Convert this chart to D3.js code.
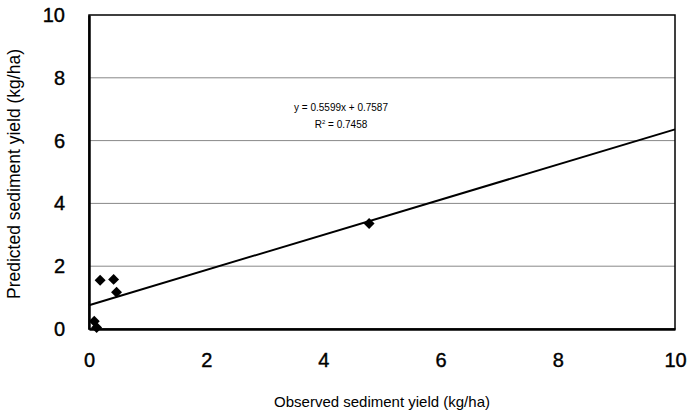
<!DOCTYPE html>
<html>
<head>
<meta charset="utf-8">
<script src="https://cdn.jsdelivr.net/npm/d3@7"></script>
<style>
	body { margin: 0; background: #fff; }
	svg { display: block; font-family: "Liberation Sans", Arial, sans-serif; }
</style>
</head>
<body>
<svg id="chart" width="687" height="412"></svg>
<script>
// Observed vs predicted sediment yield (kg/ha)
var observed = [0.19, 0.42, 0.47, 0.09, 0.13, 4.78];
var predicted = [1.55, 1.58, 1.17, 0.25, 0.05, 3.36];
var ticks = [0, 2, 4, 6, 8, 10];
var slope = 0.5599, intercept = 0.7587;
var eqText = "y = 0.5599x + 0.7587";
var r2Text = "0.7458";

var margin = {top: 15, right: 12, bottom: 83, left: 89};
var width = 687 - margin.left - margin.right,
	height = 412 - margin.top - margin.bottom;

var svg = d3.select("#chart")
	.append("g")
	.attr("transform", "translate(" + margin.left + "," + margin.top + ")");

var x = d3.scaleLinear().domain([0, 10]).range([0, width]);
var y = d3.scaleLinear().domain([0, 10]).range([height, 0]);

// grid lines
svg.append("g")
	.selectAll("line")
	.data(ticks.filter(function(d) { return d > 0 && d < 10; }))
	.enter().append("line")
	.attr("x1", 0)
	.attr("x2", width)
	.attr("y1", function(d) { return y(d); })
	.attr("y2", function(d) { return y(d); })
	.attr("stroke", "#888")
	.attr("stroke-width", 1);

// frame
svg.append("rect")
	.attr("width", width)
	.attr("height", height)
	.attr("fill", "none")
	.attr("stroke", "#000")
	.attr("stroke-width", 1.5);

var xAxis = d3.axisBottom(x).tickValues(ticks).tickSize(0).tickPadding(24);
var yAxis = d3.axisLeft(y).tickValues(ticks).tickSize(0).tickPadding(24);

svg.append("g")
	.attr("transform", "translate(0," + height + ")")
	.call(xAxis)
	.call(function(g) { g.select(".domain").attr("stroke-width", 2.5); });

svg.append("g")
	.call(yAxis)
	.call(function(g) { g.select(".domain").attr("stroke-width", 2.5); });

svg.selectAll(".tick text")
	.attr("font-size", 20)
	.attr("font-family", "Liberation Sans, Arial, sans-serif")
	.attr("fill", "#000")
	.attr("stroke", "#000")
	.attr("stroke-width", 0.4);

// trend line
svg.append("line")
	.attr("x1", x(0))
	.attr("y1", y(intercept))
	.attr("x2", x(10))
	.attr("y2", y(slope * 10 + intercept))
	.attr("stroke", "#000")
	.attr("stroke-width", 2);

// points (square turned 45 degrees)
var pts = d3.range(observed.length).map(function(i) { return [observed[i], predicted[i]]; });
svg.selectAll(".pt")
	.data(pts)
	.enter().append("path")
	.attr("class", "pt")
	.attr("d", d3.symbol().type(d3.symbolSquare).size(60))
	.attr("transform", function(d) { return "translate(" + x(d[0]) + "," + y(d[1]) + ") rotate(45)"; })
	.attr("fill", "#000");

// equation
svg.append("text")
	.attr("x", 252)
	.attr("y", 96)
	.attr("text-anchor", "middle")
	.attr("font-size", 10)
	.text(eqText);

var r2 = svg.append("text")
	.attr("x", 252)
	.attr("y", 113)
	.attr("text-anchor", "middle")
	.attr("font-size", 10);
r2.append("tspan").text("R");
r2.append("tspan").attr("dy", -4).attr("font-size", 6).text("2");
r2.append("tspan").attr("dy", 4).text(" = " + r2Text);

// axis titles
svg.append("text")
	.attr("x", width / 2)
	.attr("y", height + 78)
	.attr("text-anchor", "middle")
	.attr("font-size", 15)
	.text("Observed sediment yield (kg/ha)");

svg.append("text")
	.attr("transform", "translate(" + (-69) + "," + (height / 2 + 2) + ") rotate(-90)")
	.attr("text-anchor", "middle")
	.attr("font-size", 17.5)
	.text("Predicted sediment yield (kg/ha)");
</script>
</body>
</html>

STATED GOAL:
Extract all lines that hold the word "chart".

WRITTEN ANSWER:
Convert this chart to D3.js code.
<svg id="chart" width="687" height="412"></svg>
var svg = d3.select("#chart")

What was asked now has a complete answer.